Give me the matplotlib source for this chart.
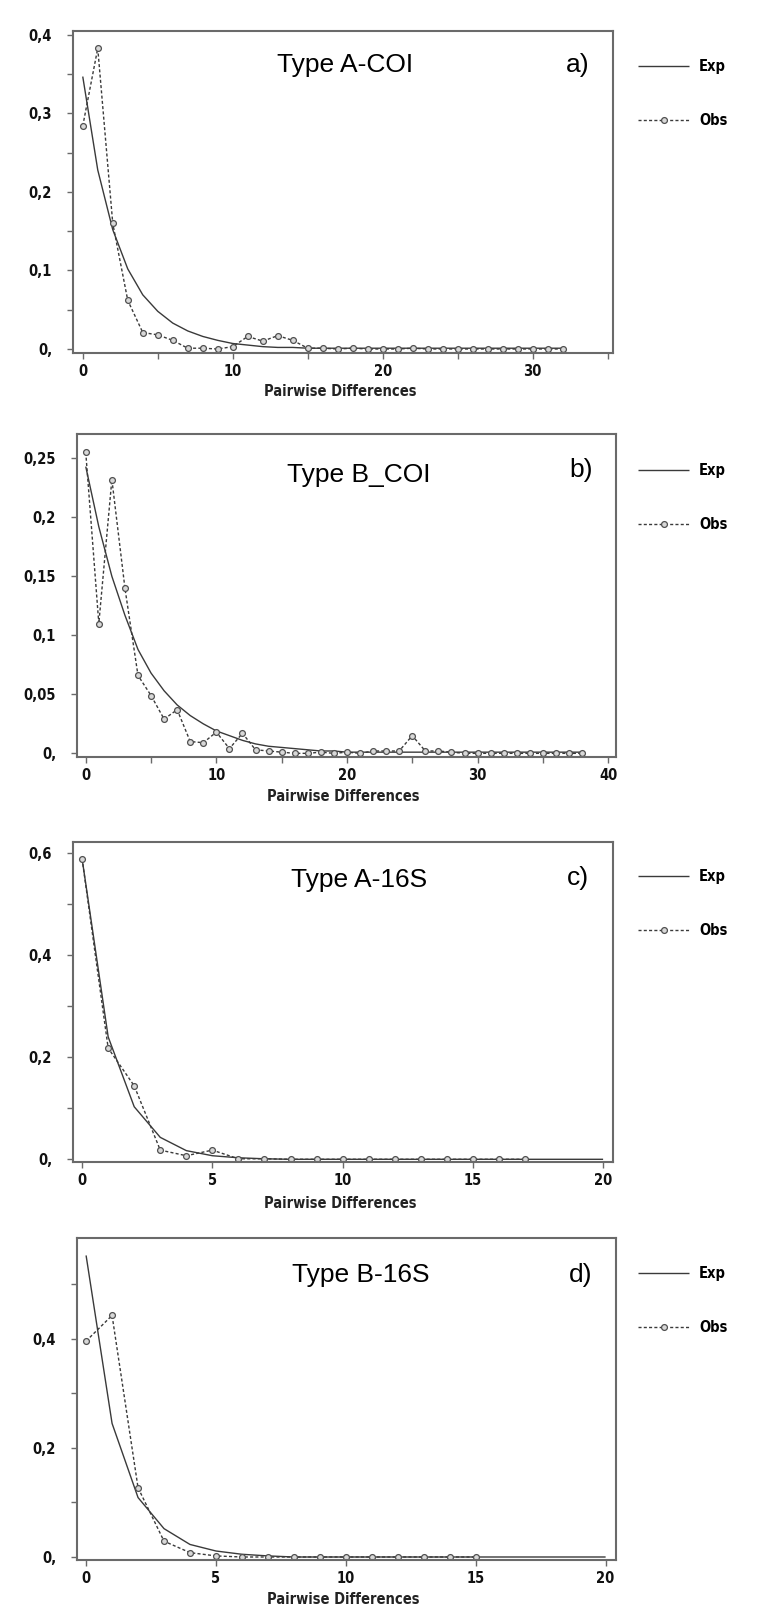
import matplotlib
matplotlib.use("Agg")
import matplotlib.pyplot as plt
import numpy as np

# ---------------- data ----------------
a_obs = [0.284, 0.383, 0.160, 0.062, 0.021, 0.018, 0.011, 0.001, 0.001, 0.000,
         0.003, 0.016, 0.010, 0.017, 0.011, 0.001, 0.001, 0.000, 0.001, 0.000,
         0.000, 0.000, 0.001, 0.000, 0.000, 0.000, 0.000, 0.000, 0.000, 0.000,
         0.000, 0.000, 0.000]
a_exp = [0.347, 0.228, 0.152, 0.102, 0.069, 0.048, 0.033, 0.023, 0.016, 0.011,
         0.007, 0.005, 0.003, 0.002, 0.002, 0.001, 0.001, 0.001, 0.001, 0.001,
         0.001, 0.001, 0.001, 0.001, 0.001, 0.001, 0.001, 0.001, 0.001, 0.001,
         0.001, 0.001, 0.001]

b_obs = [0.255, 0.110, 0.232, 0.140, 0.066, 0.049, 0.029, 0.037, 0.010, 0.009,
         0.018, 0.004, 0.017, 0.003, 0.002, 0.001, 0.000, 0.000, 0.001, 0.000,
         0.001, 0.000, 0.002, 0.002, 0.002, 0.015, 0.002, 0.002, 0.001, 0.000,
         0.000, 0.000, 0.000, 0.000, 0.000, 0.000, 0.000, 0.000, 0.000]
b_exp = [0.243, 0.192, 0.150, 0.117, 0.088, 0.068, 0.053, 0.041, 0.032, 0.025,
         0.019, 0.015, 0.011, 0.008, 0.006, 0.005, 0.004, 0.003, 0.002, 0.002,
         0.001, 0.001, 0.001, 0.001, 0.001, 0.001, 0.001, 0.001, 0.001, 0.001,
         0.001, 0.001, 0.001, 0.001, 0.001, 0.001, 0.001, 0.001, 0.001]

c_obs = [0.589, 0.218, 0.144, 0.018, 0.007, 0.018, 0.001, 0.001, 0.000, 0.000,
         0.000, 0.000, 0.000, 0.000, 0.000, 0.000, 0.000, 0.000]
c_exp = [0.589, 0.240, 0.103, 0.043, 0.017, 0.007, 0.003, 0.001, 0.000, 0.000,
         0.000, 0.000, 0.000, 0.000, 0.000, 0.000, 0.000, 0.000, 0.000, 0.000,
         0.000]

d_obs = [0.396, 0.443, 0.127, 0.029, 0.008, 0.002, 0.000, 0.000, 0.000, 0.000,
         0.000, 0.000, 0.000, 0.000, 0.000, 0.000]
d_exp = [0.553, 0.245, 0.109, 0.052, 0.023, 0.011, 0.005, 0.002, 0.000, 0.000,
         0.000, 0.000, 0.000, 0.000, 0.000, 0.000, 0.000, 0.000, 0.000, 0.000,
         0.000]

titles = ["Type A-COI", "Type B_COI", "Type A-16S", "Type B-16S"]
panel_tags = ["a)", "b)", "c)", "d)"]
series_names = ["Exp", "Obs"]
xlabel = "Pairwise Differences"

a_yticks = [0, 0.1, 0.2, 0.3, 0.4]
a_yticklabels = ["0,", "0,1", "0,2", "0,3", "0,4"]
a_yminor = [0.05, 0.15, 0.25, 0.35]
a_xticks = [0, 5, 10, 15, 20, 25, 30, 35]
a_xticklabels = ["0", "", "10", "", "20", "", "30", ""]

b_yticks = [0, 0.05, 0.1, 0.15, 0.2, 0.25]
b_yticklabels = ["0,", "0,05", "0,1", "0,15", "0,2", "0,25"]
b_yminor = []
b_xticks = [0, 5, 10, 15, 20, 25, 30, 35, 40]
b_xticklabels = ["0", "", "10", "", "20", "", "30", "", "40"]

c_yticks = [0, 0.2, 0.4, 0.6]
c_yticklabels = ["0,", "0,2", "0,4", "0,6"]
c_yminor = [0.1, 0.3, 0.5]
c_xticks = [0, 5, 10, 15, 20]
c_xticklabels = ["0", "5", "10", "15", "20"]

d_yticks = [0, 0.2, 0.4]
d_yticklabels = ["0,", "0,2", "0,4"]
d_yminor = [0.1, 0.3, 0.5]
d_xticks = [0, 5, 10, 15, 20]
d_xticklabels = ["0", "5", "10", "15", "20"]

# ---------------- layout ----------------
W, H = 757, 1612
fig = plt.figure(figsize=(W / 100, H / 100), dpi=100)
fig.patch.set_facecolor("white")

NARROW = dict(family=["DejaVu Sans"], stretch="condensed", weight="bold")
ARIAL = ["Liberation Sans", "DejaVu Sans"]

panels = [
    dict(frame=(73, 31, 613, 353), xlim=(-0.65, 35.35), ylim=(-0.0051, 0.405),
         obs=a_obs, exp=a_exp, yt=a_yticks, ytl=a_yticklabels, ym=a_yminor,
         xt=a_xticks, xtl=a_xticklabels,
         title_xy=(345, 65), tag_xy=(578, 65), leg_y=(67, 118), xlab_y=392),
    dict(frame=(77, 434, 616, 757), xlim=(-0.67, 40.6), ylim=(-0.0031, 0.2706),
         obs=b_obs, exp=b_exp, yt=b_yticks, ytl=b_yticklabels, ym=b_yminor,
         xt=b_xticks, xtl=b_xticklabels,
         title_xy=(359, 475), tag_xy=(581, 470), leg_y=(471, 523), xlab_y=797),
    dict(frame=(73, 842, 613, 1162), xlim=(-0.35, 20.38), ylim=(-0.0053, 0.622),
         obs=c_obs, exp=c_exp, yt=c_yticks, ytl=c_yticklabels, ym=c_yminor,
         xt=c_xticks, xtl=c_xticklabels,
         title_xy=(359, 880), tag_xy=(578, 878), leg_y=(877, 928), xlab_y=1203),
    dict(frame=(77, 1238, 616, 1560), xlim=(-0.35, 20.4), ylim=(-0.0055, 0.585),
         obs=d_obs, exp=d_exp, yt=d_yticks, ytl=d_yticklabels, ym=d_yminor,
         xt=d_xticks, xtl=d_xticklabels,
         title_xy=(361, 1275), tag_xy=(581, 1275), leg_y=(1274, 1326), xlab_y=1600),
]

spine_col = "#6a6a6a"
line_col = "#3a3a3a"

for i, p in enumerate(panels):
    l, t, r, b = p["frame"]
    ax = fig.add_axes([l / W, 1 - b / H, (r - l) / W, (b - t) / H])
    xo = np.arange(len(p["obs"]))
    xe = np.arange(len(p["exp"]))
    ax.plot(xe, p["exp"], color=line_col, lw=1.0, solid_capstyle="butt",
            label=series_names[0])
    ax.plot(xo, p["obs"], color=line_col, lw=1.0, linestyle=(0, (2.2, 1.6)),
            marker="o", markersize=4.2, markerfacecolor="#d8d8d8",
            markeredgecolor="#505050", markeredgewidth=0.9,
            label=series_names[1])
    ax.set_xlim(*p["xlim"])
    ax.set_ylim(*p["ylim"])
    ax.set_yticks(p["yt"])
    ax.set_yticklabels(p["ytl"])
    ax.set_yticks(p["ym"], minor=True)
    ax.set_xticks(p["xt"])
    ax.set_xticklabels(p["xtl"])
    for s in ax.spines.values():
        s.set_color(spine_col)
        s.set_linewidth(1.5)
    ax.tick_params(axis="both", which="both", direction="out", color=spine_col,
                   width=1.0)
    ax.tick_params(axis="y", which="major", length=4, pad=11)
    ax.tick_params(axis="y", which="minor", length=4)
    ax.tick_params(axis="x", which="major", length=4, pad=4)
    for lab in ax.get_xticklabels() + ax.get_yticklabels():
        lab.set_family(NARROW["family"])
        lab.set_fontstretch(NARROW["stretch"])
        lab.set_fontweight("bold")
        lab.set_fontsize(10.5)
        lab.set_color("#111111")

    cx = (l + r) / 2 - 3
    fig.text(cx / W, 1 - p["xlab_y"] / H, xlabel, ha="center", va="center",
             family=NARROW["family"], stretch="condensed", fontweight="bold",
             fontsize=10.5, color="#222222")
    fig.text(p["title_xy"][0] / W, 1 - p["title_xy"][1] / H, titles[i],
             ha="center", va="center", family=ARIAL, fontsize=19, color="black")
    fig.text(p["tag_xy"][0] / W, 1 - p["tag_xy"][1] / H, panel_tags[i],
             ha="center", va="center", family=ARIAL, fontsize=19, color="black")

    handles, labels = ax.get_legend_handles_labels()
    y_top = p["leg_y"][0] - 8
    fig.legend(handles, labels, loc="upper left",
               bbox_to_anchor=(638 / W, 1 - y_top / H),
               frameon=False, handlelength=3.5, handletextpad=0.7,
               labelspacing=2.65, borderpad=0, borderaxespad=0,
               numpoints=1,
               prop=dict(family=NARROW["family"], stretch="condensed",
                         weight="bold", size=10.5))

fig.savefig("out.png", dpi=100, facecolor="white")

======

- _PROBLEM STATEMENT_: Take the lines from the start of the material to the line with "import numpy as np", both included, and transcribe them exactly without the pictures.

- _COMPLETE OUTPUT_:
Give me the matplotlib source for this chart.
import matplotlib
matplotlib.use("Agg")
import matplotlib.pyplot as plt
import numpy as np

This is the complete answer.